- _WHAT YOU HAVE TO DO_: Your task is to copy the lines between the line containing "Give me the" and the line containing "var yieldPt = curve[1], capPt = curve[2]", counting both of those lines, and to emit nothing more.

--- begin ---

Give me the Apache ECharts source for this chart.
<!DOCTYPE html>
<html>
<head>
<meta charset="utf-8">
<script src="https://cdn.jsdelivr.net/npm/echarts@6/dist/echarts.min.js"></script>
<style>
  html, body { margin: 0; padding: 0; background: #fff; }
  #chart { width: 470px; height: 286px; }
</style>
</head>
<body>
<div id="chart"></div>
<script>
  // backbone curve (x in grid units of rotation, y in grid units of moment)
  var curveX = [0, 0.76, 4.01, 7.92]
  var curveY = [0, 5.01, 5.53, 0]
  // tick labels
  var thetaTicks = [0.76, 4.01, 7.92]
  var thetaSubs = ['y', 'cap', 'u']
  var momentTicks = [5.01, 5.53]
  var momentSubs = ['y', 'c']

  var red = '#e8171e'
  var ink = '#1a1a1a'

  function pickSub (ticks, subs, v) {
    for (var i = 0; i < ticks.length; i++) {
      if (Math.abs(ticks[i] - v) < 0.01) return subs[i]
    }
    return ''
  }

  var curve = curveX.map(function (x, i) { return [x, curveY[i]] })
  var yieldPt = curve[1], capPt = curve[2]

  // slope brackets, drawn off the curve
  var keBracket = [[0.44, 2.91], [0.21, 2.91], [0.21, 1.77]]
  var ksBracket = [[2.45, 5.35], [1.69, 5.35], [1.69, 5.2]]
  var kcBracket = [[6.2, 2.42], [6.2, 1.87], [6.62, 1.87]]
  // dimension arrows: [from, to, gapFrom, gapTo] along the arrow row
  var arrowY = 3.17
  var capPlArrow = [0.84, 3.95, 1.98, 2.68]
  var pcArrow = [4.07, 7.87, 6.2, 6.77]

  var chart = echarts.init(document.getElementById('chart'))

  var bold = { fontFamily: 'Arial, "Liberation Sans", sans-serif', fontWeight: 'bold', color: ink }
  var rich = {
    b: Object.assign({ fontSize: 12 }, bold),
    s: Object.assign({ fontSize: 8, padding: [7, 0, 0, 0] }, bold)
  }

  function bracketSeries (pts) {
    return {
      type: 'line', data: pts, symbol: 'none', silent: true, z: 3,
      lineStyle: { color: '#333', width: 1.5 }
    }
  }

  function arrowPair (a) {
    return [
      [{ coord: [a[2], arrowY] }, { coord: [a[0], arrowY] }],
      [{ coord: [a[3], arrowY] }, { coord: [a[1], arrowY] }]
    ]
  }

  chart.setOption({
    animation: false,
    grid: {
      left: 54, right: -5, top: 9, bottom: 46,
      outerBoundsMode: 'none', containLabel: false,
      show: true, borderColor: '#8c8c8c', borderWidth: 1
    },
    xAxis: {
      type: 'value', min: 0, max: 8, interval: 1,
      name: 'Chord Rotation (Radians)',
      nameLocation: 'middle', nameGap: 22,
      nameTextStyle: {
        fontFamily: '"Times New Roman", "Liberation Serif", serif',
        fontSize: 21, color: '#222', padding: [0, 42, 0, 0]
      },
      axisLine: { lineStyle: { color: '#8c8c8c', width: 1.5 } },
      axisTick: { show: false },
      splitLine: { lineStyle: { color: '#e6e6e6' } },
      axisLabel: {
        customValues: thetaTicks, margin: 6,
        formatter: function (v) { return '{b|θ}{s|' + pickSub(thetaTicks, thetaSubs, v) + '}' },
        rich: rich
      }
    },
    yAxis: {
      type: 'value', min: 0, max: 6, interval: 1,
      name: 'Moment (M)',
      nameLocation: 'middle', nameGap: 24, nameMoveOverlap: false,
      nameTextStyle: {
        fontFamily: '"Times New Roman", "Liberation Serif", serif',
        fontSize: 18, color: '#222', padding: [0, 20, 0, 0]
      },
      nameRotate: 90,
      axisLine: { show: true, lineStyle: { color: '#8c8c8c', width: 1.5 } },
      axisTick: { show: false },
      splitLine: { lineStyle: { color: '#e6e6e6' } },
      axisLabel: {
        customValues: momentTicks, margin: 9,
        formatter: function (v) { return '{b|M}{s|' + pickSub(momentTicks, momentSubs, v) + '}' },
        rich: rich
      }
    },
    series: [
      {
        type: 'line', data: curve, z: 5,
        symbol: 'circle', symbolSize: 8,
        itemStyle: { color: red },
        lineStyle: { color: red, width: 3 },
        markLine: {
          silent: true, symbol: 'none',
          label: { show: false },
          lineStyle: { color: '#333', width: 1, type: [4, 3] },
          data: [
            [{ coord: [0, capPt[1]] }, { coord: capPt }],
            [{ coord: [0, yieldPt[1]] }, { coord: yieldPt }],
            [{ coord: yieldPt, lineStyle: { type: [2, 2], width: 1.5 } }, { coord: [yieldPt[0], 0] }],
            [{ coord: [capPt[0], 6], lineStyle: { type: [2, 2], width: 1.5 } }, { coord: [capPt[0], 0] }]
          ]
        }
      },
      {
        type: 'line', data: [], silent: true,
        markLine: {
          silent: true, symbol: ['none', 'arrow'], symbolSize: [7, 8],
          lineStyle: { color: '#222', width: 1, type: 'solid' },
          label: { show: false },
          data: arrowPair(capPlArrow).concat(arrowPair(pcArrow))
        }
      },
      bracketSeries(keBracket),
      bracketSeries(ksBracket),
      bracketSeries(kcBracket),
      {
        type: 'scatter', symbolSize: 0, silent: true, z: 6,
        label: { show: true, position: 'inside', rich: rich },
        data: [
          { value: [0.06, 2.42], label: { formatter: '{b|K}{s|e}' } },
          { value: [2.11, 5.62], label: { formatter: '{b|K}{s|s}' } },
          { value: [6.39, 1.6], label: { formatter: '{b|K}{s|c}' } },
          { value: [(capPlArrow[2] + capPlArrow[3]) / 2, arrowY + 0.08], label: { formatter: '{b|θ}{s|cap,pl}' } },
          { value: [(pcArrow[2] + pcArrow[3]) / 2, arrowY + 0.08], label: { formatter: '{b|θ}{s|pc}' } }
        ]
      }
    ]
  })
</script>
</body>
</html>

--- end ---
--- begin ---

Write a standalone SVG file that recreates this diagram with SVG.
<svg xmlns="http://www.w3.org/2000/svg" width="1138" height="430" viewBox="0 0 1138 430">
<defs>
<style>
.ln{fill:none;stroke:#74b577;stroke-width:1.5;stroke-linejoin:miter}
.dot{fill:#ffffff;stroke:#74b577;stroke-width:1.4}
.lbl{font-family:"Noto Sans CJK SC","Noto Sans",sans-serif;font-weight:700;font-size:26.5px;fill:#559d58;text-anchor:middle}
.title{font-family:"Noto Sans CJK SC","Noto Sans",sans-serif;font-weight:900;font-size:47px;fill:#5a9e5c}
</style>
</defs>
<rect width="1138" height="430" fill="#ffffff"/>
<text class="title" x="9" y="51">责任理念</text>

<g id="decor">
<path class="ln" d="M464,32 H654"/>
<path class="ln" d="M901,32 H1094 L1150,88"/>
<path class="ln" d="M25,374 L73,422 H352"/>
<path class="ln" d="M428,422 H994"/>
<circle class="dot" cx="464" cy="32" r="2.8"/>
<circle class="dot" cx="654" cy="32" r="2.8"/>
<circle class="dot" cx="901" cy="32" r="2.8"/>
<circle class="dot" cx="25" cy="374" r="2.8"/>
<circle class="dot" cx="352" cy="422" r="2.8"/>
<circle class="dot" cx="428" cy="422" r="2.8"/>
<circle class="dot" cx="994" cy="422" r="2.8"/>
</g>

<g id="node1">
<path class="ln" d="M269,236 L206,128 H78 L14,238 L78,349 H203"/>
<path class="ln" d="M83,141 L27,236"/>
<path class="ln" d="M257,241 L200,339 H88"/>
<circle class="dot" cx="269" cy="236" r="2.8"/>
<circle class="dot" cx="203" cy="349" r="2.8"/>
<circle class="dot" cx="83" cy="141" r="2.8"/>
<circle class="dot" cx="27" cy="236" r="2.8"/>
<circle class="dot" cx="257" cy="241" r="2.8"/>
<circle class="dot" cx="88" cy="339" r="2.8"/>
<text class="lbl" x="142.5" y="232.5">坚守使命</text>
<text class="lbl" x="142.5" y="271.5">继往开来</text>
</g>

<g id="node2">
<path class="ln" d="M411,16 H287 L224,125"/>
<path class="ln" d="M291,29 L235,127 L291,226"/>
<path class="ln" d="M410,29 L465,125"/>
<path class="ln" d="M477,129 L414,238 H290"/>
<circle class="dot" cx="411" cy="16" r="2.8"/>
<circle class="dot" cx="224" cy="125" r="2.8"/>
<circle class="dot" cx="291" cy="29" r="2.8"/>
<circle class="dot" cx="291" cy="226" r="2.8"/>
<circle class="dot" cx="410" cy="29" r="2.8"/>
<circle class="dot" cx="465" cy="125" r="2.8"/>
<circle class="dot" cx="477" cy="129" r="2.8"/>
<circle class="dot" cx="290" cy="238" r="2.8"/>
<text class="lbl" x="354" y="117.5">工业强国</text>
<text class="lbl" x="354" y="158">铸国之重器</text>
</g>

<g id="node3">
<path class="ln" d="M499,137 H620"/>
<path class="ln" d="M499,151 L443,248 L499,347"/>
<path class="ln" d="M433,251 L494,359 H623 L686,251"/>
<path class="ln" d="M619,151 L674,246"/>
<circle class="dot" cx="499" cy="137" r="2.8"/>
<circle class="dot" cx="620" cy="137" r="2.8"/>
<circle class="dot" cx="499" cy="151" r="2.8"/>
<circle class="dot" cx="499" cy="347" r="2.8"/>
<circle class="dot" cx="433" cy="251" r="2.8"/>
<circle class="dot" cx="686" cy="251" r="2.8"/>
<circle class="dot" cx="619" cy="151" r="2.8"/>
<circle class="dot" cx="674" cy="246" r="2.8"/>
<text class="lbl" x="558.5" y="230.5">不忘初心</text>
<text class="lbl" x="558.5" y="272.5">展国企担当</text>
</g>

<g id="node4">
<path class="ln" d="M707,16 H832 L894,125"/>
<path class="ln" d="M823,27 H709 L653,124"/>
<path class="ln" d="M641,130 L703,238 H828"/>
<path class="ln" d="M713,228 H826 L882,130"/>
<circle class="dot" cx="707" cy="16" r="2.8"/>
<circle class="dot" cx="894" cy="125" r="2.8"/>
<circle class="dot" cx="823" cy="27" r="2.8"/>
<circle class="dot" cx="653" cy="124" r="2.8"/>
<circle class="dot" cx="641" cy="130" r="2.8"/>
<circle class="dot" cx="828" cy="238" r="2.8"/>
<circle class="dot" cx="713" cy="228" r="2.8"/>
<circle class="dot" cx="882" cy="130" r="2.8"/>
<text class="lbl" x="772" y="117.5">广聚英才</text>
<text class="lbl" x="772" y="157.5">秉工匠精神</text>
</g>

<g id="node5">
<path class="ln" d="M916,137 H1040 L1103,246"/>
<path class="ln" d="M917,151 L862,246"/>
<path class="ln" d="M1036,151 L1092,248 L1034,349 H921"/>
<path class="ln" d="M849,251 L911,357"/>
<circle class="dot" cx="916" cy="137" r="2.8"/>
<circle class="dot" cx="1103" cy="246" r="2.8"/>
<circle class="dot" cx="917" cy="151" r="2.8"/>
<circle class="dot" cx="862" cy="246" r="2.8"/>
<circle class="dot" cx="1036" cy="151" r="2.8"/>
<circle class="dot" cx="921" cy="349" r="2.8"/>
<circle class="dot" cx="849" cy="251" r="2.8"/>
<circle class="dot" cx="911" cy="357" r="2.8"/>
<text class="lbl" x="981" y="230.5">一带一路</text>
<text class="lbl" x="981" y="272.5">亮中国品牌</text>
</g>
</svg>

--- end ---

- _ANSWER BELOW_:
Give me the Apache ECharts source for this chart.
<!DOCTYPE html>
<html>
<head>
<meta charset="utf-8">
<script src="https://cdn.jsdelivr.net/npm/echarts@6/dist/echarts.min.js"></script>
<style>
  html, body { margin: 0; padding: 0; background: #fff; }
  #chart { width: 470px; height: 286px; }
</style>
</head>
<body>
<div id="chart"></div>
<script>
  // backbone curve (x in grid units of rotation, y in grid units of moment)
  var curveX = [0, 0.76, 4.01, 7.92]
  var curveY = [0, 5.01, 5.53, 0]
  // tick labels
  var thetaTicks = [0.76, 4.01, 7.92]
  var thetaSubs = ['y', 'cap', 'u']
  var momentTicks = [5.01, 5.53]
  var momentSubs = ['y', 'c']

  var red = '#e8171e'
  var ink = '#1a1a1a'

  function pickSub (ticks, subs, v) {
    for (var i = 0; i < ticks.length; i++) {
      if (Math.abs(ticks[i] - v) < 0.01) return subs[i]
    }
    return ''
  }

  var curve = curveX.map(function (x, i) { return [x, curveY[i]] })
  var yieldPt = curve[1], capPt = curve[2]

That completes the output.